- _Instruction_: Identify the lines that include the word "matplotlib", then copy all of them.

- _Information provided_:
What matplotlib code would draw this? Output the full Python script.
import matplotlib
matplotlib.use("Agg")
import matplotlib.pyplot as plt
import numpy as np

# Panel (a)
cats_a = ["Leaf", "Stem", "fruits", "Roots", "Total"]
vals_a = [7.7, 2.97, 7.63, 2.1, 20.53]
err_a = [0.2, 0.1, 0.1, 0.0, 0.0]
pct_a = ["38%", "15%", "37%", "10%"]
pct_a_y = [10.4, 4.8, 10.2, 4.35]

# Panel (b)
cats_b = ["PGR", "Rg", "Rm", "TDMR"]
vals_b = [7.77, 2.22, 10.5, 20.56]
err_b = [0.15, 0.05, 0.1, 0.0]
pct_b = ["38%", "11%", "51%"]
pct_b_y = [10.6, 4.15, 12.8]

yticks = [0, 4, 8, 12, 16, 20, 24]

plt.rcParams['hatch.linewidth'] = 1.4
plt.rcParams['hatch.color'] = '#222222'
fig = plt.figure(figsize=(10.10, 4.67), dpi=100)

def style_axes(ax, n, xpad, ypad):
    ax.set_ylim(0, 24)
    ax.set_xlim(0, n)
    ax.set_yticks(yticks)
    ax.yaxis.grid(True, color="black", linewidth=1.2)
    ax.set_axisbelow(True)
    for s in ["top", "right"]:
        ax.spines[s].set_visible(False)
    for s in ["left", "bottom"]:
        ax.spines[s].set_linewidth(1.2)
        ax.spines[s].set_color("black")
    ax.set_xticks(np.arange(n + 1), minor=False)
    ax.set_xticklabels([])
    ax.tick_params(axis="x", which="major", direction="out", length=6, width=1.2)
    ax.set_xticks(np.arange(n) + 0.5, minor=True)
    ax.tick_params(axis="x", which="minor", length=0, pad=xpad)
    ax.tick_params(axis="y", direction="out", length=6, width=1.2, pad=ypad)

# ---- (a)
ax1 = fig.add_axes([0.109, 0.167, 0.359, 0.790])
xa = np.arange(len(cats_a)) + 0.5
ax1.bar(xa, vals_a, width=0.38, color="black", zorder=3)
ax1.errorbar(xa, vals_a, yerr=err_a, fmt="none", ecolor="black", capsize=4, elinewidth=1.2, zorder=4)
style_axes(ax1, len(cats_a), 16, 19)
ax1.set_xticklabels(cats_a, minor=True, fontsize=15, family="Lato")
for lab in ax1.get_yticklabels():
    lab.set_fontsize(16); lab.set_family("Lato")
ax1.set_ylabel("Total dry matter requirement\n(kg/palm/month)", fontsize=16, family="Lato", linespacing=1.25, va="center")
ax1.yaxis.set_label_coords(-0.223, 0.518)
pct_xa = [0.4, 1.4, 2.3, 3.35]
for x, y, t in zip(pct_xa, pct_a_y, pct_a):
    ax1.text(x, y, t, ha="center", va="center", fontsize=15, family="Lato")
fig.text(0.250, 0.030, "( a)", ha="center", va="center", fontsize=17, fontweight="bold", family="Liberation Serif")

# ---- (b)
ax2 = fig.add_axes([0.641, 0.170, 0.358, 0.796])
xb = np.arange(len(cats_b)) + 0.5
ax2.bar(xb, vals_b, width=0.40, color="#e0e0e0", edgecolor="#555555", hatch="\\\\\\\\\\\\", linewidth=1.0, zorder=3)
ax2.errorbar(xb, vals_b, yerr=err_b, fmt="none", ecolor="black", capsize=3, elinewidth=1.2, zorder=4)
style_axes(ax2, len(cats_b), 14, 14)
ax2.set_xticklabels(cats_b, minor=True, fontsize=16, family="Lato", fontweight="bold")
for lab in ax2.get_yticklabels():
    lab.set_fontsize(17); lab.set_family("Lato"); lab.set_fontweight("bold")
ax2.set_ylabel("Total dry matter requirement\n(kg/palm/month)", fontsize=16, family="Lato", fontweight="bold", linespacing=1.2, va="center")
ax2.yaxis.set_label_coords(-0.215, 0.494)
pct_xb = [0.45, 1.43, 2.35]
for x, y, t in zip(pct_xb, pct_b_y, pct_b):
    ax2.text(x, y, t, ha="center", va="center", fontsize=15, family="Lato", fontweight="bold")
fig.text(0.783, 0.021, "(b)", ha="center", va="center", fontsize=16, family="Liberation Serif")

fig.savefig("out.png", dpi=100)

- _Task solution_:
What matplotlib code would draw this? Output the full Python script.
import matplotlib
matplotlib.use("Agg")
import matplotlib.pyplot as plt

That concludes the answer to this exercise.